▶ **WHAT YOU ARE ASKED TO DO**: Transcribe the whole listing below without changing a word, but leave out every image.

▶ **GIVEN MATERIAL**:
————

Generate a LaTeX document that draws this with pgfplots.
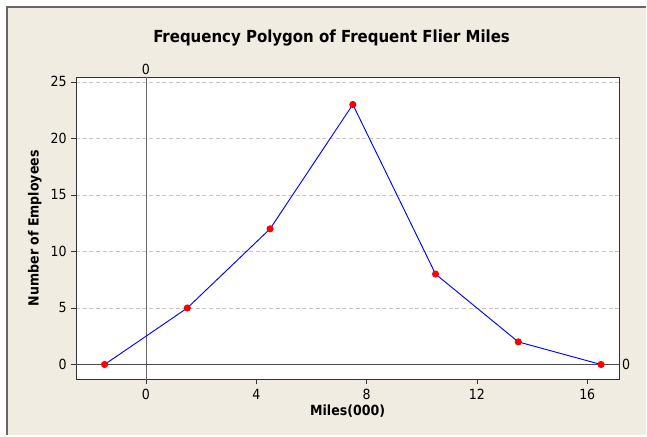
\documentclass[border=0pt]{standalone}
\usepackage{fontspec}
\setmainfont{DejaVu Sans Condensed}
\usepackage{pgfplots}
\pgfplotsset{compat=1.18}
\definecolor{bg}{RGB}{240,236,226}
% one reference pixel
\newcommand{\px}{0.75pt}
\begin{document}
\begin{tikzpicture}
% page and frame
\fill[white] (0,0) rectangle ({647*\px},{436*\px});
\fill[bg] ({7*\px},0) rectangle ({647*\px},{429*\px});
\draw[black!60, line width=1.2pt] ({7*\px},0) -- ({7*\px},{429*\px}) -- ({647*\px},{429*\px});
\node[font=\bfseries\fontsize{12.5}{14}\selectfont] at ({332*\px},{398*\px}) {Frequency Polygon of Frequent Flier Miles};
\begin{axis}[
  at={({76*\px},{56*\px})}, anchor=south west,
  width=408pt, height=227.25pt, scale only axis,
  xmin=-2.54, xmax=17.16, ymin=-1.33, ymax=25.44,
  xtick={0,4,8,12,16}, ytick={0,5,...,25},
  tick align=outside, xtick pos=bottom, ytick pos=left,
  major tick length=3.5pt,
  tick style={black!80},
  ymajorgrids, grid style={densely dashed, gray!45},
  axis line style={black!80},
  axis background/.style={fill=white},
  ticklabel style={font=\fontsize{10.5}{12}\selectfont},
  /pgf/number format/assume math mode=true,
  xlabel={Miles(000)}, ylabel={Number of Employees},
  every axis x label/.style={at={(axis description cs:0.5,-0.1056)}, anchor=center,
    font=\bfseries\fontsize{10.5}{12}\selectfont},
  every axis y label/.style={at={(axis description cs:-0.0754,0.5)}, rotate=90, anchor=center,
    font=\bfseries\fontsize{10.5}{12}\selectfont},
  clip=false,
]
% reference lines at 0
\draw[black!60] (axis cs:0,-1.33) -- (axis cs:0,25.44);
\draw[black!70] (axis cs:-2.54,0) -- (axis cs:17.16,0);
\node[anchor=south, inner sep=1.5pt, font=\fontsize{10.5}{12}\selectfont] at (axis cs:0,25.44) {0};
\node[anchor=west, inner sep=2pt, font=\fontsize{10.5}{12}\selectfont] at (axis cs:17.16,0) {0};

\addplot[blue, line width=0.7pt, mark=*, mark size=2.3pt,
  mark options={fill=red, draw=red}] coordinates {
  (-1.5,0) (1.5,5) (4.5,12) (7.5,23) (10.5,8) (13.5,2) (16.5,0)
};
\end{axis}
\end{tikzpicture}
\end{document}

————

▶ **EXPECTED ANSWER**:
Generate a LaTeX document that draws this with pgfplots.
\documentclass[border=0pt]{standalone}
\usepackage{fontspec}
\setmainfont{DejaVu Sans Condensed}
\usepackage{pgfplots}
\pgfplotsset{compat=1.18}
\definecolor{bg}{RGB}{240,236,226}
% one reference pixel
\newcommand{\px}{0.75pt}
\begin{document}
\begin{tikzpicture}
% page and frame
\fill[white] (0,0) rectangle ({647*\px},{436*\px});
\fill[bg] ({7*\px},0) rectangle ({647*\px},{429*\px});
\draw[black!60, line width=1.2pt] ({7*\px},0) -- ({7*\px},{429*\px}) -- ({647*\px},{429*\px});
\node[font=\bfseries\fontsize{12.5}{14}\selectfont] at ({332*\px},{398*\px}) {Frequency Polygon of Frequent Flier Miles};
\begin{axis}[
  at={({76*\px},{56*\px})}, anchor=south west,
  width=408pt, height=227.25pt, scale only axis,
  xmin=-2.54, xmax=17.16, ymin=-1.33, ymax=25.44,
  xtick={0,4,8,12,16}, ytick={0,5,...,25},
  tick align=outside, xtick pos=bottom, ytick pos=left,
  major tick length=3.5pt,
  tick style={black!80},
  ymajorgrids, grid style={densely dashed, gray!45},
  axis line style={black!80},
  axis background/.style={fill=white},
  ticklabel style={font=\fontsize{10.5}{12}\selectfont},
  /pgf/number format/assume math mode=true,
  xlabel={Miles(000)}, ylabel={Number of Employees},
  every axis x label/.style={at={(axis description cs:0.5,-0.1056)}, anchor=center,
    font=\bfseries\fontsize{10.5}{12}\selectfont},
  every axis y label/.style={at={(axis description cs:-0.0754,0.5)}, rotate=90, anchor=center,
    font=\bfseries\fontsize{10.5}{12}\selectfont},
  clip=false,
]
% reference lines at 0
\draw[black!60] (axis cs:0,-1.33) -- (axis cs:0,25.44);
\draw[black!70] (axis cs:-2.54,0) -- (axis cs:17.16,0);
\node[anchor=south, inner sep=1.5pt, font=\fontsize{10.5}{12}\selectfont] at (axis cs:0,25.44) {0};
\node[anchor=west, inner sep=2pt, font=\fontsize{10.5}{12}\selectfont] at (axis cs:17.16,0) {0};

\addplot[blue, line width=0.7pt, mark=*, mark size=2.3pt,
  mark options={fill=red, draw=red}] coordinates {
  (-1.5,0) (1.5,5) (4.5,12) (7.5,23) (10.5,8) (13.5,2) (16.5,0)
};
\end{axis}
\end{tikzpicture}
\end{document}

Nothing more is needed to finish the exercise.